:: Material provided ::
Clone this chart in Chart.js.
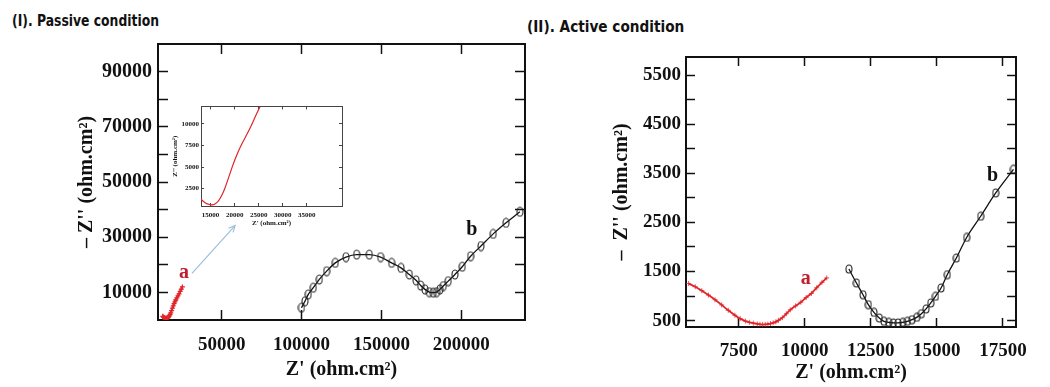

...

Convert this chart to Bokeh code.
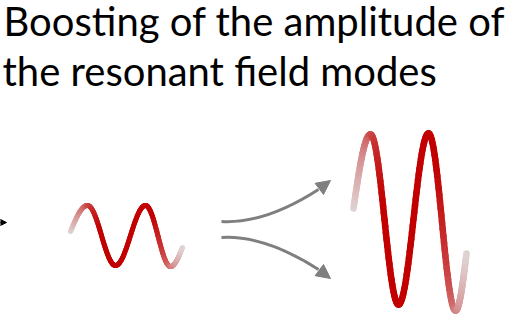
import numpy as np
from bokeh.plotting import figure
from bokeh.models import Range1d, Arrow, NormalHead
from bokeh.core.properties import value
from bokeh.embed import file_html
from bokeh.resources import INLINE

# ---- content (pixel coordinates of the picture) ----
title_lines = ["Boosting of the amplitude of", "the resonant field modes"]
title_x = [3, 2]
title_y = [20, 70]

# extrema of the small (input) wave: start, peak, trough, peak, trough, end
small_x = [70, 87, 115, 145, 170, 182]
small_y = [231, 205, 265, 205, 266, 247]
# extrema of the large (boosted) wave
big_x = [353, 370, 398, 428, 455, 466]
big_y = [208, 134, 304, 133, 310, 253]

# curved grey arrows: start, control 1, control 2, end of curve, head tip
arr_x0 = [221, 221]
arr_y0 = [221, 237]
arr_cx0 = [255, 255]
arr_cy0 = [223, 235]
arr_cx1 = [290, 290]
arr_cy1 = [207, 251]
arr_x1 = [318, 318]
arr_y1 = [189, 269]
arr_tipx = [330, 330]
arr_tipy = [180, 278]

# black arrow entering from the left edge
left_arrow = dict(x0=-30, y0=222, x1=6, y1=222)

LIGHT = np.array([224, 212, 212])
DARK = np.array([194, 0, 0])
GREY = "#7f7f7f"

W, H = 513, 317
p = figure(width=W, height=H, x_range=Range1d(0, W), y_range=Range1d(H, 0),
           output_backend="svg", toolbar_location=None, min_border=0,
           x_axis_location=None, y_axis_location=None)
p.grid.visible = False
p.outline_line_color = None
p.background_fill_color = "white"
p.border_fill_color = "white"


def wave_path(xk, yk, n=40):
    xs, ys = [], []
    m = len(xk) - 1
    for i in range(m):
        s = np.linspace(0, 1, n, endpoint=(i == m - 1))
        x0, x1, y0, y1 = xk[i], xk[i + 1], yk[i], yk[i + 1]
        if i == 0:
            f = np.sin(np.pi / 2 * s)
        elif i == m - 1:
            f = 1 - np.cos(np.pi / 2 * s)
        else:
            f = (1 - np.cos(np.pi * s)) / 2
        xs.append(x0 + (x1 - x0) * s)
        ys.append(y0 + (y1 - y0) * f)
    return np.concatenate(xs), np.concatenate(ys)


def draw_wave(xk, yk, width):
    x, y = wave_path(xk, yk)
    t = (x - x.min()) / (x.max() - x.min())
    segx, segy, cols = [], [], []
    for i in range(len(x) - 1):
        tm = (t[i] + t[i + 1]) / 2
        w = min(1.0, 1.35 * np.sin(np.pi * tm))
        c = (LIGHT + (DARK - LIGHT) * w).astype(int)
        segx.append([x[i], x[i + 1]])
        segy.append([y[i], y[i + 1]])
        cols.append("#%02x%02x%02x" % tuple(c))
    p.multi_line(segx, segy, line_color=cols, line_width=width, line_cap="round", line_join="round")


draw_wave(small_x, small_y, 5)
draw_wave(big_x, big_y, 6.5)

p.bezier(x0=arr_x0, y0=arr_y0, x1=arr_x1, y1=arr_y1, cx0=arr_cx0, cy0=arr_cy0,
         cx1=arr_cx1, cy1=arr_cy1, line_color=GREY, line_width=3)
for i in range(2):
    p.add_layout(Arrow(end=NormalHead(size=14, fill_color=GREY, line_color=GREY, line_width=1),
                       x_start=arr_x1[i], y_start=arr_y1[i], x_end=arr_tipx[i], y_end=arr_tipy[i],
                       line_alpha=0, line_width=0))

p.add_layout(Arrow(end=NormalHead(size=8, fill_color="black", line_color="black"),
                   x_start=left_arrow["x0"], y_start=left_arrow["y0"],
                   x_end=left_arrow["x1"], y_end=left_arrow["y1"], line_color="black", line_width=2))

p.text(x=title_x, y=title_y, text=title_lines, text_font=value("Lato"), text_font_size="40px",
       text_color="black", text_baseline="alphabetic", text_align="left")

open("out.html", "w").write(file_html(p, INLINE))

:: Aim of the task ::
In the listing above, find the line with "Convert this chart to Bokeh code." and the line with "title_y = [20, 70]". Set down both and every line between them, minus the pictures.

:: Solution for this exercise ::
Convert this chart to Bokeh code.
import numpy as np
from bokeh.plotting import figure
from bokeh.models import Range1d, Arrow, NormalHead
from bokeh.core.properties import value
from bokeh.embed import file_html
from bokeh.resources import INLINE

# ---- content (pixel coordinates of the picture) ----
title_lines = ["Boosting of the amplitude of", "the resonant field modes"]
title_x = [3, 2]
title_y = [20, 70]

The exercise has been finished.